Voces en el viento de Nobuhiro Suwa

 Sea usted quien sea, siempre he creído en la bondad de los desconocidos" es una de las frases más conmovedoras de Blanche DuBois en "Un tranvía llamado deseo" (1951) de Elia Kazan; años después, y con aún muchas resonancias del desamor, del abandono y algo de locura, serían las palabras de Huma Rojo en "Todo sobre mi madre" (1999) de Almodóvar, en la que cada desconocida deviene en una bondad protectora.



El abandono nunca es igual a su idea, y sin creer necesariamente en esa bondad, esta aparece de nuevo en "Voces en el viento" (Kaze no denwa, 2020) de Nobuhiro Suwa, también llamada "El teléfono del viento", como línea narrativa de sostén al desarraigo y al más profundo sentido de pérdida y muerte. marcado por los terribles efectos del tsunami en Japón.

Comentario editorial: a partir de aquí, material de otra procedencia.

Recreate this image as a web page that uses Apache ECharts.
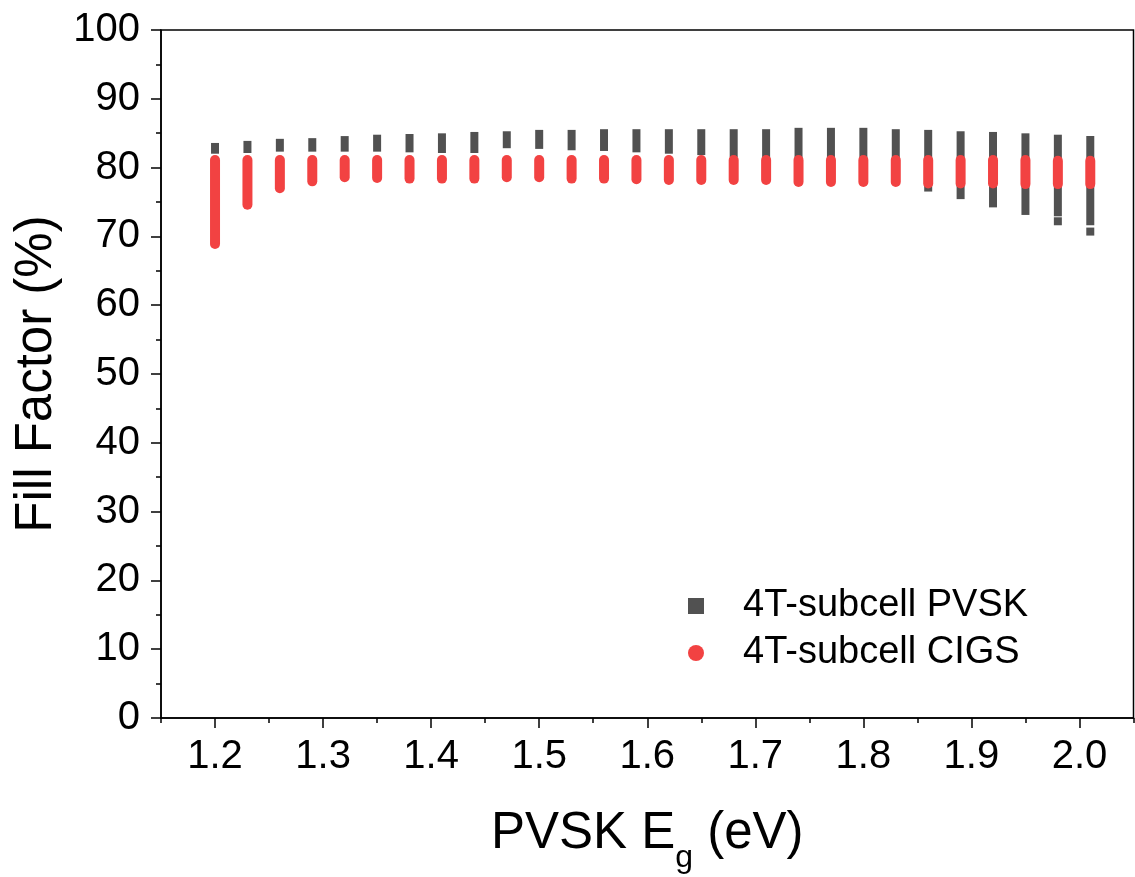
<!DOCTYPE html>
<html>
<head>
<meta charset="utf-8">
<title>Fill Factor vs PVSK Eg</title>
<script src="https://cdn.jsdelivr.net/npm/echarts@6/dist/echarts.min.js"></script>
<style>
  html, body { margin: 0; padding: 0; background: #ffffff; }
  #chart { width: 1135px; height: 877px; }
</style>
</head>
<body>
<div id="chart"></div>
<script>
// Perovskite band gap (eV) of each simulated device column
const bandgaps = [1.20, 1.23, 1.26, 1.29, 1.32, 1.35, 1.38, 1.41, 1.44, 1.47,
                  1.50, 1.53, 1.56, 1.59, 1.62, 1.65, 1.68, 1.71, 1.74, 1.77,
                  1.80, 1.83, 1.86, 1.89, 1.92, 1.95, 1.98, 2.01];

// 4T perovskite subcell fill factor spread (%), highest and lowest point per column
const pvskHigh = [83.0, 83.3, 83.6, 83.7, 84.0, 84.2, 84.3, 84.4, 84.6, 84.7,
                  84.9, 84.9, 85.0, 85.0, 85.0, 85.0, 85.0, 85.0, 85.2, 85.2,
                  85.2, 85.0, 84.9, 84.7, 84.6, 84.4, 84.2, 84.0];
const pvskLow  = [82.6, 82.7, 82.9, 82.9, 82.9, 82.9, 82.8, 82.7, 82.7, 83.4,
                  83.3, 83.1, 83.0, 82.8, 82.6, 82.4, 82.1, 81.6, 80.9, 80.1,
                  79.2, 78.2, 77.1, 76.0, 74.8, 73.7, 73.5, 72.2];
// isolated low points below the main perovskite stacks: [Eg, FF]
const pvskIsolated = [[1.98, 72.2], [2.01, 70.7]];

// 4T CIGS subcell fill factor spread (%)
const cigsHigh = [81.1, 81.1, 81.1, 81.1, 81.1, 81.1, 81.1, 81.1, 81.1, 81.1,
                  81.1, 81.1, 81.1, 81.1, 81.1, 81.1, 81.1, 81.1, 81.1, 81.1,
                  81.1, 81.1, 81.1, 81.1, 81.1, 81.1, 81.0, 81.0];
const cigsLow  = [68.9, 74.6, 77.0, 78.0, 78.6, 78.5, 78.4, 78.4, 78.4, 78.6,
                  78.6, 78.4, 78.4, 78.3, 78.2, 78.2, 78.2, 78.2, 77.9, 77.9,
                  77.9, 77.9, 77.7, 77.7, 77.7, 77.6, 77.6, 77.6];

// axis tick labels
const xTickValues = [1.2, 1.3, 1.4, 1.5, 1.6, 1.7, 1.8, 1.9, 2.0];
const yTicks = { min: 0, max: 100, step: 10 };

const seriesNames = ['4T-subcell PVSK', '4T-subcell CIGS'];
const pvskColor = '#515151';
const cigsColor = '#f24242';

const pvskRows = bandgaps.map((x, i) => [x, pvskLow[i], pvskHigh[i]]);
const cigsRows = bandgaps.map((x, i) => [x, cigsLow[i], cigsHigh[i]]);

// A stack of markers at one x is drawn as one column spanning its lowest to highest
// point, padded by half a marker so the ends sit where the end markers would.
function stackRenderer(halfWidth, pad, radius) {
  return function (params, api) {
    const x = api.value(0);
    const top = api.coord([x, api.value(2)]);
    const bot = api.coord([x, api.value(1)]);
    return {
      type: 'rect',
      shape: {
        x: top[0] - halfWidth,
        y: top[1] - pad,
        width: halfWidth * 2,
        height: bot[1] - top[1] + pad * 2,
        r: radius
      },
      style: api.style()
    };
  };
}

const chart = echarts.init(document.getElementById('chart'), null, { renderer: 'canvas' });
const font = 'Liberation Sans, Arial, Helvetica, sans-serif';

chart.setOption({
  animation: false,
  backgroundColor: '#ffffff',
  textStyle: { fontFamily: font, color: '#000' },
  grid: {
    left: 161, right: 1.5, top: 30, bottom: 159,
    outerBoundsMode: 'none', containLabel: false,
    show: true, borderColor: '#000', borderWidth: 1.5, backgroundColor: 'transparent'
  },
  legend: {
    orient: 'vertical',
    left: 683, top: 582,
    itemWidth: 16, itemHeight: 16, itemGap: 9,
    textStyle: { fontSize: 38, color: '#000', fontFamily: font, padding: [0, 0, 0, 34] },
    data: [
      { name: seriesNames[0], icon: 'rect' },
      { name: seriesNames[1], icon: 'circle' }
    ]
  },
  xAxis: [
    {
      type: 'value', min: 1.15, max: 2.05, position: 'bottom',
      axisLine: { show: true, onZero: false, lineStyle: { color: '#000', width: 1.5 } },
      axisTick: { show: true, inside: false, length: 10, customValues: xTickValues,
                  lineStyle: { color: '#000', width: 1.5 } },
      axisLabel: { customValues: xTickValues, fontSize: 40, margin: 19, color: '#000',
                   fontFamily: font, formatter: v => v.toFixed(1) },
      splitLine: { show: false },
      // the empty "h" token only sets the line height so the subscript can sit low
      name: '{m|PVSK E}{s|g}{m| (eV)}{h|\u200b}',
      nameLocation: 'middle', nameGap: 90,
      nameTextStyle: {
        fontFamily: font, color: '#000',
        rich: {
          m: { fontSize: 51, fontFamily: font, color: '#000', verticalAlign: 'top', lineHeight: 56 },
          s: { fontSize: 32, fontFamily: font, color: '#000', verticalAlign: 'bottom', lineHeight: 32 },
          h: { fontSize: 1, lineHeight: 66, verticalAlign: 'top' }
        }
      }
    },
    {
      // minor ticks every 0.05 eV
      type: 'value', min: 1.15, max: 2.05, interval: 0.05, position: 'bottom',
      axisLine: { show: false, onZero: false },
      axisTick: { show: true, inside: false, length: 5, lineStyle: { color: '#000', width: 1.5 } },
      axisLabel: { show: false },
      splitLine: { show: false }
    }
  ],
  yAxis: {
    type: 'value', min: yTicks.min, max: yTicks.max, interval: yTicks.step,
    axisLine: { show: true, onZero: false, lineStyle: { color: '#000', width: 1.5 } },
    axisTick: { show: true, inside: false, length: 10, lineStyle: { color: '#000', width: 1.5 } },
    minorTick: { show: true, splitNumber: 2, length: 5, lineStyle: { color: '#000', width: 1.5 } },
    axisLabel: { fontSize: 40, margin: 21, color: '#000', fontFamily: font },
    splitLine: { show: false },
    name: 'Fill Factor (%)',
    nameLocation: 'middle', nameGap: 98,
    nameTextStyle: { fontSize: 51, fontFamily: font, color: '#000' }
  },
  series: [
    {
      name: seriesNames[0], type: 'custom', xAxisIndex: 0,
      renderItem: stackRenderer(4, 4, 0),
      itemStyle: { color: pvskColor },
      encode: { x: 0, y: [1, 2] },
      data: pvskRows, z: 2
    },
    {
      name: seriesNames[0], type: 'scatter', xAxisIndex: 0,
      symbol: 'rect', symbolSize: 8,
      itemStyle: { color: pvskColor, opacity: 1 },
      data: pvskIsolated, z: 2
    },
    {
      name: seriesNames[1], type: 'custom', xAxisIndex: 0,
      renderItem: stackRenderer(5, 5, 5),
      itemStyle: { color: cigsColor },
      encode: { x: 0, y: [1, 2] },
      data: cigsRows, z: 3
    }
  ]
});
</script>
</body>
</html>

Si en la obra de Kazan/Tenesse Williams Blanche habla desde una mirada cada vez más ida mientras se la llevan los enfermeros, o si en la película de Almodóvar las desconocidas terminan siendo la extensión más próxima a la noción de familia de destino, en "Voces del viento" la bondad del/de la desconocido/a es la única salida para una sociedad herida que, lejos de radicalizarse en el cinismo o en la traición y la rapiña, es capaz de reconocer la devastación, la propia y la del otro y guardar un mínimo de respeto y afecto.


La belleza del teléfono para hablar con los seres queridos fallecidos, ese teléfono de disco y de color negro que funciona a contrapelo del celular, cierra una película que, si nos mantiene a la expectativa, no es solo por lo que termine haciendo Haru ante su dolorosa soledad por la muerte de sus familiares, sino por lo que los demás puedan ser capaces de hacerle a ella mientras tiene esa mirada también a punto de irse, como la de Blanche, pero que ellos -y a diferencia de Stanley en el Tranvía- al reconocerla, deciden y eligen no lastimarla y, además, hacerlo, sin la petulancia del que se sabe capaz de hacer lo contrario.



Si el afecto es el cable a tierra que ayuda a la mirada a no perderse, el volver a hablar con los seres queridos es la catarsis necesaria para decirle sí a la vida. No en vano, el teléfono se colocó después de la tragedia de Fukushima, y en la película se instaura el viaje como esa especie de peregrinación donde los afectos de hoy se integran y entienden en dinámicas más azarosas, sí, pero no menos cálidas y amables como las de nuestros amores conocidos.